Estão. Foi um ano em que o governo chegou em janeiro, o próprio governador se referiu à Sala Minas Gerais de uma maneira indevida (durante a campanha eleitoral, Zema chamou a sede da Filarmônica de “monstruosidade para a elite”). Depois, ele viu que não era aquilo, que a sala é magnífica. O governo foi vendo o valor que a Filarmônica representa para o Estado, então isso foi mudando. É claro que, para uma situação financeira como o novo governo pegou o Estado, entendo que tem sido difícil cumprir com esse contato de gestão de R$ 18 milhões, que como eu me referi, é a parte do governo. Ainda que não tenha podido cumprir o cronograma de desembolso, o governo está realizando vários desembolsos com mais parcelas do que o previsto no contrato de gestão, de modo que estamos recebendo os recursos. Com isso, estamos mantendo a folha de pagamento em dia, não houve atraso. Por um lado, mantidos os desembolsos, por outro lado, o contrato de gestão será renovado no ano que vem. Não há nenhum problema com o governo Zema.
Existe expectativa de aumento das empresas patrocinadoras? São quantas atualmente?
Há um trabalho hercúleo de ir atrás dos patrocinadores. Temos conseguido. Temos cerca de 15 empresas que patrocinam a Filarmônica. É uma meta de pelo menos R$ 10 milhões que colocamos para captar. Temos uma classificação de acordo com o valor do patrocínio. Ela pode ser uma empresa apresentadora dos concertos, ela é uma patrocinadora master, ela é uma patrocinadora, ou ela é uma apoiadora. Então, isso significa que fazemos cotas de patrocínios. Eu convido os empresários a olhar nosso trabalho no site filarmonica.art.br.
Dá para saber se um dia a orquestra andará com as próprias pernas sem a participação do dinheiro público ou isso acontece no mundo inteiro e toda orquestra tem a participação do Estado?
Muitas vezes as pessoas falam sobre ser autossustentável, e eu digo que a autossustentabilidade não existe na cultura. A cultura, assim como a educação, são direitos universais. Nós precisamos delas para nos transformarmos em seres humanos melhores, então precisamos de investimento em educação e cultura. Não tem como fazer uma orquestra sem a participação do setor público. Não há na história da música clássica, em nenhum lugar do mundo, uma orquestra seja autossustentável. Se falarmos da orquestra de Viena, a mais famosa do mundo, e que tem mais de 200 anos, 35% do orçamento dela depende da prefeitura. O mesmo acontece em Berlim, onde a prefeitura participa com um percentual de 35% a 40%.

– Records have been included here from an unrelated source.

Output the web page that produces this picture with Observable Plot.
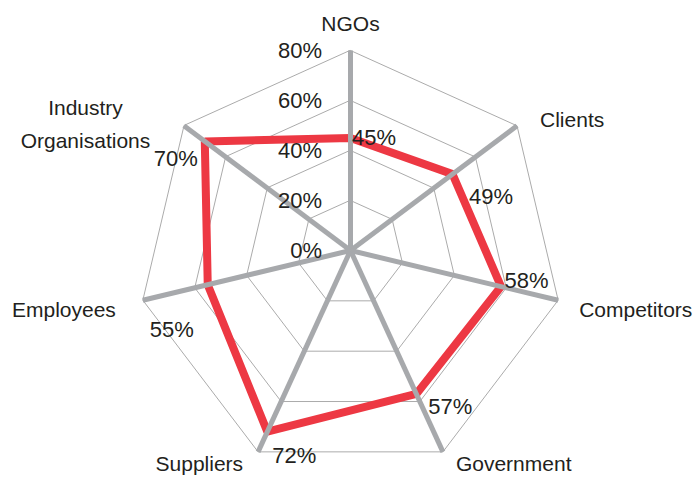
<!DOCTYPE html>
<html><head><meta charset="utf-8">
<script src="https://cdn.jsdelivr.net/npm/d3@7"></script>
<script src="https://cdn.jsdelivr.net/npm/@observablehq/plot@0.6"></script>
<style>body{margin:0;background:#fff}</style>
</head><body><div id="chart"></div>
<script>
// ---- data ----
const categories = ["NGOs", "Clients", "Competitors", "Government", "Suppliers", "Employees", "Industry\nOrganisations"];
const values = [0.45, 0.49, 0.58, 0.57, 0.72, 0.55, 0.70];
const valueLabels = ["45%", "49%", "58%", "57%", "72%", "55%", "70%"];
const ringLevels = [0.2, 0.4, 0.6, 0.8];
const tickValues = [0, 0.2, 0.4, 0.6, 0.8];
const tickLabels = ["0%", "20%", "40%", "60%", "80%"];
const maxValue = 0.8;

// ---- layout (label offsets, px) ----
const lowerStretch = 1.1175; // the reference's web is taller below its hub
const catLayout = [
  {anchor: "middle", dx: 0, dy: -30},
  {anchor: "start", dx: 23, dy: -9},
  {anchor: "start", dx: 21, dy: 6},
  {anchor: "start", dx: 13, dy: 9},
  {anchor: "end", dx: -15, dy: 9},
  {anchor: "end", dx: -27, dy: 6},
  {anchor: "middle", dx: -98.5, dy: -5}
];
const valLayout = [
  {anchor: "start", dx: 1.5, dy: 0},
  {anchor: "start", dx: 16.5, dy: 23},
  {anchor: "start", dx: 3.5, dy: -6},
  {anchor: "start", dx: 12, dy: 13},
  {anchor: "start", dx: 5, dy: 24},
  {anchor: "end", dx: -14, dy: 45},
  {anchor: "end", dx: -7, dy: 17.5}
];

const n = categories.length;
const ang = i => 2 * Math.PI * i / n;
const px = (v, i) => (v / maxValue) * Math.sin(ang(i));
const py = (v, i) => { const c = (v / maxValue) * Math.cos(ang(i)); return c < 0 ? c * lowerStretch : c; };

const rings = ringLevels.flatMap(v => d3.range(n).map(i => ({ring: v, x: px(v, i), y: py(v, i)})));
const spokes = categories.map((c, i) => ({c, x1: 0, y1: 0, x2: px(maxValue, i), y2: py(maxValue, i)}));
const series = values.map((v, i) => ({x: px(v, i), y: py(v, i)}));
const ticks = tickValues.map((v, i) => ({x: 0, y: py(v, 0), label: tickLabels[i]}));

const font = "'Liberation Sans', Arial, Helvetica, sans-serif";
const textColor = "#231f20";

const catMarks = categories.map((c, i) => Plot.text([{x: px(maxValue, i), y: py(maxValue, i), t: c}], {
  x: "x", y: "y", text: "t",
  textAnchor: catLayout[i].anchor, dx: catLayout[i].dx, dy: catLayout[i].dy,
  fontSize: 21, fill: textColor, lineHeight: 1.57
}));
const valMarks = values.map((v, i) => Plot.text([{x: px(v, i), y: py(v, i), t: valueLabels[i]}], {
  x: "x", y: "y", text: "t",
  textAnchor: valLayout[i].anchor, dx: valLayout[i].dx, dy: valLayout[i].dy,
  fontSize: 22, fill: textColor
}));

const chart = Plot.plot({
  width: 697, height: 477,
  margin: 0,
  style: {fontFamily: font, background: "#fff"},
  x: {domain: [-1, 1], range: [137, 563], axis: null},
  y: {domain: [-1, 1], range: [450, 50], axis: null},
  marks: [
    Plot.line(rings, {x: "x", y: "y", z: "ring", curve: "linear-closed", stroke: "#ababab", strokeWidth: 1}),
    Plot.line(series, {x: "x", y: "y", curve: "linear-closed", stroke: "#ed3843", strokeWidth: 8, strokeLinejoin: "miter"}),
    Plot.link(spokes, {x1: "x1", y1: "y1", x2: "x2", y2: "y2", stroke: "#a7a9ac", strokeWidth: 5, strokeLinecap: "butt"}),
    Plot.text(ticks, {x: "x", y: "y", text: "label",
      textAnchor: "end", dx: -28.5, dy: 0.5, fontSize: 22, fill: textColor}),
    ...valMarks,
    ...catMarks
  ]
});
document.getElementById("chart").append(chart);
</script>
</body></html>
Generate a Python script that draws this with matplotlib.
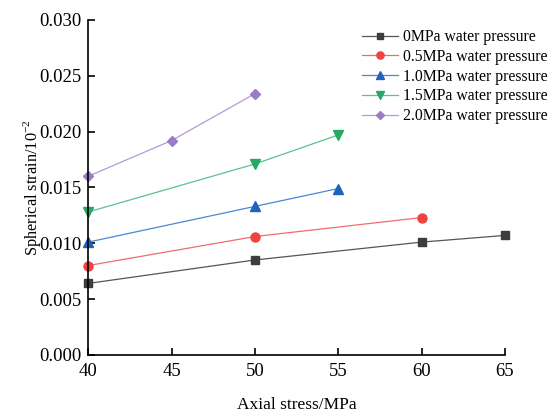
import matplotlib.pyplot as plt

plt.rcParams['font.family'] = ['Liberation Serif', 'DejaVu Serif']
plt.rcParams['mathtext.fontset'] = 'custom'
plt.rcParams['mathtext.rm'] = 'Liberation Serif'

# datos
x_0 = [40, 50, 60, 65]
y_0 = [0.0064, 0.0085, 0.0101, 0.0107]
x_05 = [40, 50, 60]
y_05 = [0.0080, 0.0106, 0.0123]
x_10 = [40, 50, 55]
y_10 = [0.0101, 0.0133, 0.0149]
x_15 = [40, 50, 55]
y_15 = [0.0128, 0.0171, 0.0197]
x_20 = [40, 45, 50]
y_20 = [0.0160, 0.0192, 0.0234]

etiquetas = ['0MPa water pressure', '0.5MPa water pressure', '1.0MPa water pressure',
             '1.5MPa water pressure', '2.0MPa water pressure']

fig = plt.figure(figsize=(5.55, 4.16), dpi=100)
ax = fig.add_axes([0.159, 0.147, 0.751, 0.805])

ax.plot(x_0, y_0, color='#555555', lw=0.9, marker='s', ms=6, mfc='#3d3d3d', mec='#3d3d3d', label=etiquetas[0], clip_on=False)
ax.plot(x_05, y_05, color='#f26b6b', lw=0.9, marker='o', ms=6.5, mfc='#ef4343', mec='#ef4343', label=etiquetas[1], clip_on=False)
ax.plot(x_10, y_10, color='#4a86d6', lw=0.9, marker='^', ms=7, mfc='#1f62c0', mec='#1f62c0', label=etiquetas[2], clip_on=False)
ax.plot(x_15, y_15, color='#5cc28c', lw=0.9, marker='v', ms=7, mfc='#27a865', mec='#27a865', label=etiquetas[3], clip_on=False)
ax.plot(x_20, y_20, color='#b39ad6', lw=0.9, marker='D', ms=5.5, mfc='#9a7cc6', mec='#9a7cc6', label=etiquetas[4], clip_on=False)

ax.set_xlim(40, 65)
ax.set_ylim(0, 0.030)
ax.set_xticks([40, 45, 50, 55, 60, 65])
ax.set_yticks([0.000, 0.005, 0.010, 0.015, 0.020, 0.025, 0.030])
ax.set_yticklabels(['0.000', '0.005', '0.010', '0.015', '0.020', '0.025', '0.030'])

ax.spines['top'].set_visible(False)
ax.spines['right'].set_visible(False)
ax.spines['left'].set_linewidth(1.2)
ax.spines['bottom'].set_linewidth(1.2)
ax.tick_params(direction='in', length=5, width=1.2, labelsize=13.5)
ax.tick_params(axis='x', pad=6)
ax.tick_params(axis='y', pad=5)

ax.set_xlabel('Axial stress/MPa', fontsize=12.5, labelpad=12)
ax.set_ylabel('Spherical strain/10$^{-2}$', fontsize=11.8, labelpad=-3)

leg = ax.legend(loc='upper right', bbox_to_anchor=(1.135, 1.015), frameon=False, fontsize=11.3,
                handlelength=2.3, labelspacing=0.24, handletextpad=0.3, markerscale=0.8)

fig.savefig('out.png', dpi=100)
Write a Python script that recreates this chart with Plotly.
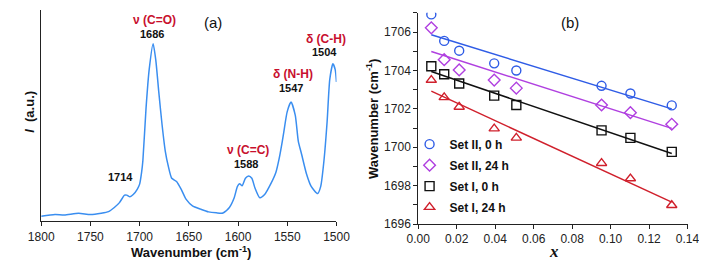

Às vezes ouvimos o discurso: “Ah, estão gastando dinheiro público com a elite, não é?”
As pessoas não entendem que cultura não é gasto, é investimento. O fato de falar que é para elite, esta é a nossa missão: é desmistificar isso. A música é pra todo mundo. Os preços são acessíveis nos concertos pagos, e fazemos toda uma programação gratuita para democratizar o acesso. Se o governo não investir, não tem jeito de fazer essa orquestra grandiosa como nós fizemos. O governo precisa investir para a gente correr atrás do recurso que complementa o dinheiro público. Não é tirar o recurso público. A orquestra é de todos os mineiros.